Corbaccio
Boccaccio autore/attore
Nel libretto polemico dal titolo Corbaccio Boccaccio è protagonista in prima persona della vicenda narrata. L’autore immagina di avere una visione onirica, nella quale si perde in una valle dall’aspetto sinistro e ostile:
Questo luogo è da varii variamente chiamato; e ciascuno il chiama bene: alcuni il chiamano 'il laberinto d'Amore', altri 'la valle incantata', e assai 'il porcile di Venere', e molti 'la valle de' sospiri e della miseria'. (Corbaccio: 57[1])

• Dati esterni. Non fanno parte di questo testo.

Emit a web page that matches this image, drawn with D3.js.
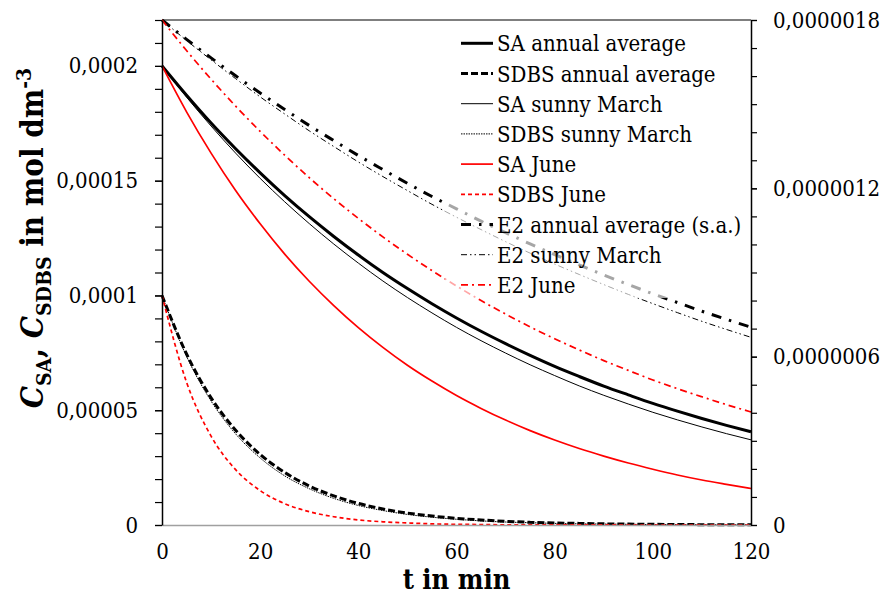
<html>
<head>
<script src="https://cdn.jsdelivr.net/npm/d3@7"></script>
<style>
  body { margin: 0; background: #fff; }
</style>
</head>
<body>
<svg width="884" height="597"></svg>
<script>
// time in minutes
var times = [0, 5, 10, 15, 20, 25, 30, 35, 40, 45, 50, 55, 60, 65, 70, 75, 80, 85, 90, 95, 100, 105, 110, 115, 120];

// left axis: concentrations in mol dm-3
var saAnnual = [0.000200, 0.0001872, 0.0001751, 0.0001639, 0.0001534, 0.0001435, 0.0001343, 0.0001257, 0.0001176, 0.0001100, 0.0001030, 0.0000964, 0.0000902, 0.0000844, 0.0000790, 0.0000739, 0.0000691, 0.0000647, 0.0000605, 0.0000567, 0.0000530, 0.0000496, 0.0000464, 0.0000434, 0.0000406];
var saMarch = [0.000200, 0.0001864, 0.0001738, 0.0001620, 0.0001510, 0.0001408, 0.0001313, 0.0001224, 0.0001141, 0.0001063, 0.0000991, 0.0000924, 0.0000861, 0.0000803, 0.0000749, 0.0000698, 0.0000651, 0.0000606, 0.0000565, 0.0000527, 0.0000491, 0.0000458, 0.0000427, 0.0000398, 0.0000371];
var saJune = [0.000200, 0.0001800, 0.0001620, 0.0001457, 0.0001312, 0.0001180, 0.0001062, 0.0000956, 0.0000860, 0.0000774, 0.0000696, 0.0000627, 0.0000564, 0.0000508, 0.0000457, 0.0000411, 0.0000370, 0.0000333, 0.0000300, 0.0000270, 0.0000243, 0.0000218, 0.0000196, 0.0000177, 0.0000159];
var sdbsAnnual = [0.000100, 0.0000745, 0.0000554, 0.0000413, 0.0000307, 0.0000229, 0.0000170, 0.0000127, 0.0000094, 0.0000070, 0.0000052, 0.0000039, 0.0000029, 0.0000022, 0.0000016, 0.0000012, 0.0000009, 0.0000007, 0.0000005, 0.0000004, 0.0000003, 0.0000002, 0.00000015, 0.0000001, 0.0000001];
var sdbsMarch = [0.000100, 0.0000735, 0.0000540, 0.0000397, 0.0000292, 0.0000214, 0.0000158, 0.0000116, 0.0000085, 0.0000063, 0.0000046, 0.0000034, 0.0000025, 0.0000018, 0.0000013, 0.0000010, 0.0000007, 0.0000005, 0.0000004, 0.0000003, 0.0000002, 0.0000002, 0.0000001, 0.0000001, 0.0000001];
var sdbsJune = [0.000100, 0.0000622, 0.0000387, 0.0000241, 0.0000150, 0.0000093, 0.0000058, 0.0000036, 0.0000022, 0.0000014, 0.0000009, 0.0000005, 0.0000003, 0.0000002, 0.0000001, 0.0000001, 0.00000005, 0.00000003, 0.00000002, 0.00000001, 0.00000001, 0, 0, 0, 0];

// right axis: E2
var e2Annual = [0.00000180, 0.000001731, 0.000001665, 0.000001601, 0.000001540, 0.000001481, 0.000001424, 0.000001370, 0.000001317, 0.000001267, 0.000001218, 0.000001171, 0.000001127, 0.000001083, 0.000001042, 0.000001002, 0.000000964, 0.000000927, 0.000000891, 0.000000857, 0.000000824, 0.000000793, 0.000000762, 0.000000733, 0.000000705];
var e2March = [0.00000180, 0.000001727, 0.000001658, 0.000001591, 0.000001526, 0.000001465, 0.000001405, 0.000001349, 0.000001294, 0.000001242, 0.000001192, 0.000001143, 0.000001097, 0.000001053, 0.000001010, 0.000000969, 0.000000930, 0.000000893, 0.000000857, 0.000000822, 0.000000789, 0.000000757, 0.000000726, 0.000000697, 0.000000669];
var e2June = [0.00000180, 0.000001691, 0.000001589, 0.000001493, 0.000001403, 0.000001318, 0.000001238, 0.000001163, 0.000001093, 0.000001027, 0.000000965, 0.000000907, 0.000000852, 0.000000800, 0.000000752, 0.000000706, 0.000000664, 0.000000624, 0.000000586, 0.000000551, 0.000000517, 0.000000486, 0.000000457, 0.000000429, 0.000000403];

// ticks
var xTicks = [0, 20, 40, 60, 80, 100, 120];
var leftTickValues = [0, 0.00005, 0.0001, 0.00015, 0.0002];
var leftTickLabels = ["0", "0,00005", "0,0001", "0,00015", "0,0002"];
var rightTickValues = [0, 0.0000006, 0.0000012, 0.0000018];
var rightTickLabels = ["0", "0,0000006", "0,0000012", "0,0000018"];

var seriesNames = ["SA annual average", "SDBS annual average", "SA sunny March", "SDBS sunny March",
  "SA June", "SDBS June", "E2 annual average (s.a.)", "E2 sunny March", "E2 June"];

var FONT = "DejaVu Serif Condensed, DejaVu Serif, serif";
var svg = d3.select("svg").attr("font-family", FONT);

var x = d3.scaleLinear().domain([0, 120]).range([162, 751]);
var yL = d3.scaleLinear().domain([0, 0.00022]).range([525, 20]);
var yR = d3.scaleLinear().domain([0, 0.0000018]).range([525, 20]);

var series = [
  {name: seriesNames[0], values: saAnnual, y: yL, color: "#000", width: 3, dash: null},
  {name: seriesNames[1], values: sdbsAnnual, y: yL, color: "#000", width: 3, dash: "7,3"},
  {name: seriesNames[2], values: saMarch, y: yL, color: "#000", width: 1, dash: null},
  {name: seriesNames[3], values: sdbsMarch, y: yL, color: "#000", width: 1, dash: "1.5,1"},
  {name: seriesNames[4], values: saJune, y: yL, color: "#ff0000", width: 1.7, dash: null},
  {name: seriesNames[5], values: sdbsJune, y: yL, color: "#ff0000", width: 1.7, dash: "4,3"},
  {name: seriesNames[6], values: e2Annual, y: yR, color: "#000", width: 3, dash: "10,8,2.5,8"},
  {name: seriesNames[7], values: e2March, y: yR, color: "#000", width: 1, dash: "6,3,1.5,3,1.5,3"},
  {name: seriesNames[8], values: e2June, y: yR, color: "#ff0000", width: 1.7, dash: "7,4,2,4"}
];

// frame: top line
svg.append("line")
  .attr("x1", x(0)).attr("x2", x(120))
  .attr("y1", yL(0.00022)).attr("y2", yL(0.00022))
  .attr("stroke", "#000").attr("stroke-width", 1.2);

// curves
series.forEach(function(s) {
  var line = d3.line()
    .x(function(d, i) { return x(times[i]); })
    .y(function(d) { return s.y(d); })
    .curve(d3.curveMonotoneX);
  svg.append("path")
    .datum(s.values)
    .attr("d", line)
    .attr("fill", "none")
    .attr("stroke", s.color)
    .attr("stroke-width", s.width)
    .attr("stroke-dasharray", s.dash);
});

// x axis
var gx = svg.append("g")
  .attr("transform", "translate(0,525)")
  .call(d3.axisBottom(x).tickValues(xTicks).tickSize(0).tickPadding(18).tickFormat(d3.format("d")));
gx.attr("font-family", FONT).attr("font-size", 22);
gx.select(".domain").attr("stroke", "#a0a0a0").attr("stroke-width", 1.5);

// left axis, minor then major
var minorLeft = d3.range(0, 23).map(function(i) { return i * 0.00001; });
svg.append("g")
  .attr("transform", "translate(162,0)")
  .call(d3.axisLeft(yL).tickValues(minorLeft).tickSize(7).tickFormat(""))
  .call(function(g) { g.select(".domain").remove(); })
  .selectAll("line").attr("stroke-width", 1.2);
var gl = svg.append("g")
  .attr("transform", "translate(162,0)")
  .call(d3.axisLeft(yL).tickValues(leftTickValues).tickSize(7).tickSizeOuter(0).tickPadding(17)
    .tickFormat(function(d, i) { return leftTickLabels[i]; }));
gl.attr("font-family", FONT).attr("font-size", 22);
gl.select(".domain").attr("stroke-width", 1.5);
gl.selectAll("line").attr("stroke-width", 1.2);

// right axis
var minorRight = d3.range(0, 19).map(function(i) { return i * 0.0000001; });
svg.append("g")
  .attr("transform", "translate(751,0)")
  .call(d3.axisRight(yR).tickValues(minorRight).tickSize(6).tickFormat(""))
  .call(function(g) { g.select(".domain").remove(); })
  .selectAll("line").attr("stroke-width", 1.2);
var gr = svg.append("g")
  .attr("transform", "translate(751,0)")
  .call(d3.axisRight(yR).tickValues(rightTickValues).tickSize(6).tickSizeOuter(0).tickPadding(16)
    .tickFormat(function(d, i) { return rightTickLabels[i]; }));
gr.attr("font-family", FONT).attr("font-size", 22);
gr.select(".domain").attr("stroke-width", 1.5);
gr.selectAll("line").attr("stroke-width", 1.2);

// axis titles
svg.append("text")
  .attr("x", (x(0) + x(120)) / 2)
  .attr("y", 589)
  .attr("text-anchor", "middle")
  .attr("font-size", 27)
  .attr("font-weight", "bold")
  .text("t in min");

var yt = svg.append("text")
  .attr("transform", "translate(43,238) rotate(-90)")
  .attr("text-anchor", "middle")
  .attr("font-size", 31)
  .attr("font-weight", "bold");
yt.append("tspan").attr("font-style", "italic").text("C");
yt.append("tspan").attr("font-size", 21).attr("dy", 8).text("SA");
yt.append("tspan").attr("dy", -8).text(", ");
yt.append("tspan").attr("font-style", "italic").text("C");
yt.append("tspan").attr("font-size", 21).attr("dy", 8).text("SDBS");
yt.append("tspan").attr("dy", -8).text(" in mol dm");
yt.append("tspan").attr("font-size", 21).attr("dy", -12).text("-3");

// legend
var legend = svg.append("g");
legend.append("rect")
  .attr("x", 445).attr("y", 24).attr("width", 300).attr("height", 274)
  .attr("fill", "#fff").attr("fill-opacity", 0.65);
series.forEach(function(s, i) {
  var ly = 43.3 + i * 30.2;
  legend.append("line")
    .attr("x1", 461).attr("x2", 493).attr("y1", ly).attr("y2", ly)
    .attr("stroke", s.color)
    .attr("stroke-width", s.width)
    .attr("stroke-dasharray", s.dash);
  legend.append("text")
    .attr("x", 497).attr("y", ly + 8)
    .attr("font-size", 22)
    .text(s.name);
});
</script>
</body>
</html>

In suo soccorso si muove uno spirito, che si rivela essere il marito della donna amata senza successo da Boccaccio, una vedova causa della prostrazione e della sofferenza dell’autore. L’incontro si risolve in un’esperienza salvifica, grazie alla dura recriminatoria contro amore e contro le donne, posta in bocca all’anima che si è manifestata. Ragioni anagrafiche (l’età matura del protagonista) e di prestigio sociale (la sua professione di letterato) sono motivo di dissuasione dalla passione erotica, tanto più se indirizzata verso una donna che si dimostra oggetto inadeguato per un tale sentimento. Come accerta la testimonianza del marito, basata su esperienza diretta e dunque particolarmente attendibile, la vedova nasconde orribili fattezze sotto un’apparenza affascinante e cela un’indole rapace, volgare, viziosa e ipocrita. Boccaccio, ravveduto dal sogno premonitore della propria rovina, riesce a districarsi dalle panie della selva e ad avanzare verso un’altura montuosa, sicuro approdo per la sua anima adesso purificata dall’amore:
Mossesi adunque lo spirito; e, per lo luminoso sentiero andando, verso le montagne altissime dirizò i passi suoi. Su per una delle quali che parea che il cielo toccasse, messosi, me non senza grandissima fatica, sempre cose piacevoli ragionando, si trasse dietro; sopra le sommità delle quali poi che pervenuti fumo, quivi il cielo aperto e luminoso vedere mi parve e sentire l'aere dolce e soave e lieto e vedere le piante verdi e' fiori per le campagne; le quali cose tutto il petto, della passata noia afflitto, riconfortaro e ritornarono nella prima allegreza. (Corbaccio: 405[2])
[1]Corbaccio, a c. di G. Padoan, in Tutte le opere di Giovanni Boccaccio, a c. di V. Branca, vol. 5.2, Milano 1994, p. 450.
[2]Corbaccio, a c. di G. Padoan, in Tutte le opere di Giovanni Boccaccio. a c. di V. Branca, vol. 5.2, Milano 1994, p. 515.